Speaking to Testing methodology, Id discount your MC in any 1st POV situation.  In 1st POV the MC is forced to be involved with more situations than their own character role would necessarily warrant on its own, since they are the stand-in for the Audience perspective, and so will have more opportunities to talk about various topic simply because they need to be said on-screen, sometimes even with a variant of the the "as you are probably aware" statement

LizW65:
Hasn't it been expanded to also exclude females who discuss plot points with each other?  If so, I'm afraid my current characters would fail the test.

Sir Huron Stone:
... what is a Bechdel test?
(and no. I don't have the cognitive capacity of a toasted teacake. I have the capacity of an untoasted teacake.  ;D)

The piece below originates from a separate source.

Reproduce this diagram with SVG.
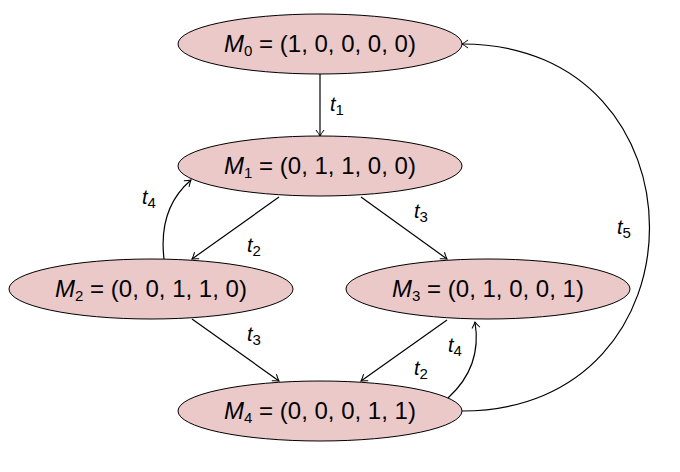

the neurovore of Zur-En-Aargh:

--- Quote from: Sir Huron Stone on June 27, 2012, 01:23:33 AM ---... what is a Bechdel test?
(and no. I don't have the cognitive capacity of a toasted teacake. I have the capacity of an untoasted teacake.  ;D)

--- End quote ---

I'm sorry for leaving the definition out; Quantus helpfully provided in the second post.

I am also having a wurble about the Bechdel-Turing test, which is whether two people have a conversation that makes no mention at all of computers; most days in my real life fail that one.